What are Red Hat, Novell and Canonical going to have to do in 2008 to in order to dominate the desktop and server Linux market?
Let’s take a moment and assess the situation. Red Hat is the dominant force in Linux right now. They own the enterprise market. SUSE is also supported by many IHVs as a ready-to-install operating system (OS), but does not have nearly the market share as flouted by the fedora. Ubuntu is the little Linux OS that could and, in the last three years, it has gripped the desktop Linux market with a stranglehold and will not let go.
It seems that each distribution has found a niche: Red Hat and Ubuntu are the leaders in their markets, and SUSE is a comfortable runner-up. However, history has shown us that businesses are not content to stay still too long or play second fiddle. So, what will Red Hat, SUSE, and Ubuntu have to do in the new year to gain new ground?
I’ve been using Red Hat Linux since the mid-90s. They are arguably the most successful proprietors of Linux ever. Red Hat figured out what many companies are just now figuring out about virtualization: it’s not always about the core technology, it is about how you support and manage that technology. Red Hat provides a better support and management structure for their products than any other Linux vendor. It is no wonder they dominate the enterprise market.
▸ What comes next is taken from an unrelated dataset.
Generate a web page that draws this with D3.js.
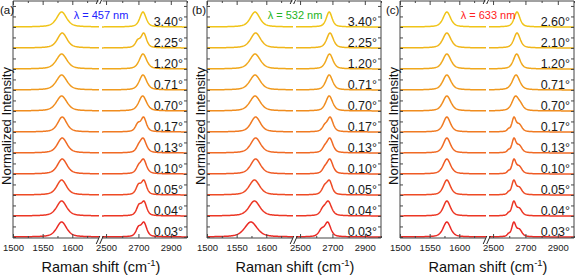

On the flip side of the coin, Red Hat has long since been usurped as leaders on desktops. There was Slackware, then Gentoo and now Ubuntu. Sure, Red Hat sponsors the Fedora Core project, but it does not have the market share to be considered in the same game as Red Hat. In the coming year, Red Hat needs to get rid of the Fedora Core moniker and reel its desktop community back in under the auspices of the Red Hat name. Red Hat is associated with stability and the enterprise: they need to create a desktop product that also has these associations. True, Red Hat offers its Enterprise Linux Desktop product, but it lacks the bleeding-edge features of Fedora Core that make the latter so appealing to the desktop crowds. Red Hat must figure out how to transition the passion of the Fedora Core audience back into the house that the Fedora built. Once Red Hat is able to recapture those users, then it can finally offer a datacenter-to-desktop computing solution that can dominate servers and workstations everywhere.
Novell has been one of the most prolific innovators in the IT industry for over the past two decades. Unfortunately, the company that should be a global IT leader today has suffered one bad management and marketing decision after another. Case in point: all this nifty, gee-whiz technology called Compiz for desktops originated with Novell. Do most people know that? I doubt it. They’re probably more familiar with the rift between Beryl and the original Compiz developers (and subsequent kiss-and-make up).
The reason that Novell barely gets credit for its work is that its marketing team never leads with anything remotely innovative. If they played it any safer they’d be asleep! Remember iFolder? Unless you’re a fan of information synchronization software you probably do not. iFolder was a Novell project that offered unparalleled functionality in the arena of client compatibility and server features. What happened to it? Novell did not know what to do with it and open sourced the code in order to wash their hands of the project.
In the next 52 weeks Novell needs to do what they do best: innovate. Then they need to do well the thing they do worst: they need to lead with their innovation. They need to create a mass marketing campaign around SUSE Linux and its new innovative features that will leave the other vendors in the dust. Novell needs to stop playing the shrinking violet and give a new generation of Linux users a reason to hold Novell SUSE Linux high above the other distributions.
Ubuntu has become the desktop user’s Linux of choice in the past three years and shows no signs of slowing down. Canonical understands what Novell does not, and that is marketing. The marketing machine behind Ubuntu has been working non-stop. Additionally, it does not hurt that Mark Shuttleworth, Canonical’s founder and CEO, is as charismatic as Steve Jobs and is forming deals with independent hardware vendors that results in Ubuntu being offered by the likes of Dell on their laptops and desktops.
Canonical is correct in that their next move should be to penetrate the server market. From their server and JeOS versions of Ubuntu to their alliances with IHVs in hopes of getting Ubuntu officially supported on server hardware, they are doing everything correct. However, they could be doing more. Canonical is in the unique position of having herds of passionate users behind them. (Actually Apple is in the same position, but they seem to have forgotten that they are a computer company.) They have a loyalty base not seen on this side of OS X. Canonical needs to leverage this loyalty and create a vertical initiative that will provide even more features to its desktop users as long as the servers said users are connecting to run the Ubuntu OS. Think Bonjour for Ubuntu. There is no reason that Canonical cannot achieve this with Open Source projects either. From integrating Beagle with ZeroConf to collaborative TomBoy notes-sharing technology. It is all possible.
The ultimate achievement would be when Canonical finally creates an Active Directory-like system to integrate its server OS and desktop OS into a single, manageable environment.
A three-way see-saw
The Linux market is currently a three-way see-saw. Any of the big three vendors could change the balance of things. Do you have a different outlook? I’d love to hear it!